• [GIVEN REQUEST]
Extract only the first line of the listing and every line after it up to and including the one with "width=324.5pt,minimum height=121.5pt] (exec)". Omit the pictures.
>>>
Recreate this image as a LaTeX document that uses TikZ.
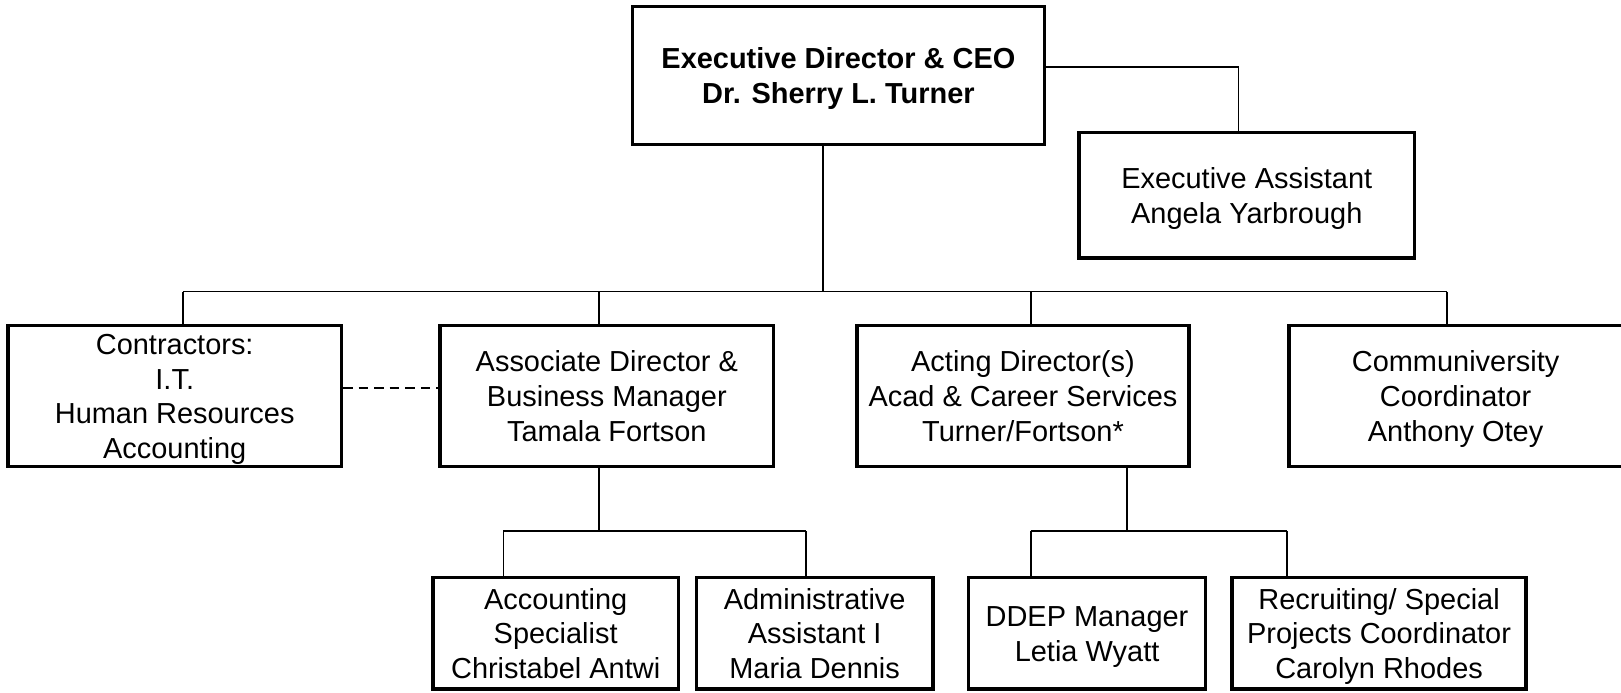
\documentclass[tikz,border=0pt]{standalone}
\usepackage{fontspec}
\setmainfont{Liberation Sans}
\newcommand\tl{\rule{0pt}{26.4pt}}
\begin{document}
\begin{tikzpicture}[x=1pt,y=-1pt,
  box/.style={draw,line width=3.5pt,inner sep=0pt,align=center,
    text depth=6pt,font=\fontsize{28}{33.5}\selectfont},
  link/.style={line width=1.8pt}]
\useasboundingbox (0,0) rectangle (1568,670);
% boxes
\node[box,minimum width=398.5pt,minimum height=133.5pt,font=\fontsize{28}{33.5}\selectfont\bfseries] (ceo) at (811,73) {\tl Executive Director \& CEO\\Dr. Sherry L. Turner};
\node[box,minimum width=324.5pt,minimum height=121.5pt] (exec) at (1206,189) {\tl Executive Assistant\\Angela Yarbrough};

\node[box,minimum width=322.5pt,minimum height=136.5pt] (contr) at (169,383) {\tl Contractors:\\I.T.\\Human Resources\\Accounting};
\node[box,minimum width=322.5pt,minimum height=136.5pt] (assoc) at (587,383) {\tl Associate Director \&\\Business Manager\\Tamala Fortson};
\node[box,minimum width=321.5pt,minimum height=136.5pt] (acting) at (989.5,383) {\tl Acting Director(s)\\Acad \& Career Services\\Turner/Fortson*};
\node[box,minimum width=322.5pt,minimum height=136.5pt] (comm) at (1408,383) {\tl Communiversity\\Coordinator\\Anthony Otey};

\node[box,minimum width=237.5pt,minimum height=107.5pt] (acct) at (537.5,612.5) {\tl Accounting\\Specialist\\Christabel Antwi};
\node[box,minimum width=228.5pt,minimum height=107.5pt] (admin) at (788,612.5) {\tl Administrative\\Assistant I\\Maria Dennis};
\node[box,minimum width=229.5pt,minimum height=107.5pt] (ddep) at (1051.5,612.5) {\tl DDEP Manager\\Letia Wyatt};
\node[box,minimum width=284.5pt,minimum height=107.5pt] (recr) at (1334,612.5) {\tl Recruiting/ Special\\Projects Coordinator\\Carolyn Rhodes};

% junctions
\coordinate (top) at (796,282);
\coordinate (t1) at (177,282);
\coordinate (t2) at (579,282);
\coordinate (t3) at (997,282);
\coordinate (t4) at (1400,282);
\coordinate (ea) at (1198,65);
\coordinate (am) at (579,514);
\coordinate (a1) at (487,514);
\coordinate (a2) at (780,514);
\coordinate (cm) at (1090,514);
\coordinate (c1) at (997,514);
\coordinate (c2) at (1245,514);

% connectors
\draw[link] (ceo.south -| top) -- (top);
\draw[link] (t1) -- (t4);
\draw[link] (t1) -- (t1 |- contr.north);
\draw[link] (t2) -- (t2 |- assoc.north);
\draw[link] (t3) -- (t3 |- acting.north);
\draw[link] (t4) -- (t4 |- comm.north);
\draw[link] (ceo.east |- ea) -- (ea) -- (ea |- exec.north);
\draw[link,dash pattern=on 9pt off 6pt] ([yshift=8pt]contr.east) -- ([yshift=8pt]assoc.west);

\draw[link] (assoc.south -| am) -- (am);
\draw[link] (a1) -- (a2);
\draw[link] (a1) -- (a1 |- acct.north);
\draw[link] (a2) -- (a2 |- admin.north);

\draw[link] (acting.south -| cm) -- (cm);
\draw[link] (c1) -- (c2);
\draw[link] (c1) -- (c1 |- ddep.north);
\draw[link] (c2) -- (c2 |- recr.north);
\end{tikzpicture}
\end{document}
<<<
• [SOLUTION FOR THIS PROBLEM]
Recreate this image as a LaTeX document that uses TikZ.
\documentclass[tikz,border=0pt]{standalone}
\usepackage{fontspec}
\setmainfont{Liberation Sans}
\newcommand\tl{\rule{0pt}{26.4pt}}
\begin{document}
\begin{tikzpicture}[x=1pt,y=-1pt,
  box/.style={draw,line width=3.5pt,inner sep=0pt,align=center,
    text depth=6pt,font=\fontsize{28}{33.5}\selectfont},
  link/.style={line width=1.8pt}]
\useasboundingbox (0,0) rectangle (1568,670);
% boxes
\node[box,minimum width=398.5pt,minimum height=133.5pt,font=\fontsize{28}{33.5}\selectfont\bfseries] (ceo) at (811,73) {\tl Executive Director \& CEO\\Dr. Sherry L. Turner};
\node[box,minimum width=324.5pt,minimum height=121.5pt] (exec) at (1206,189) {\tl Executive Assistant\\Angela Yarbrough};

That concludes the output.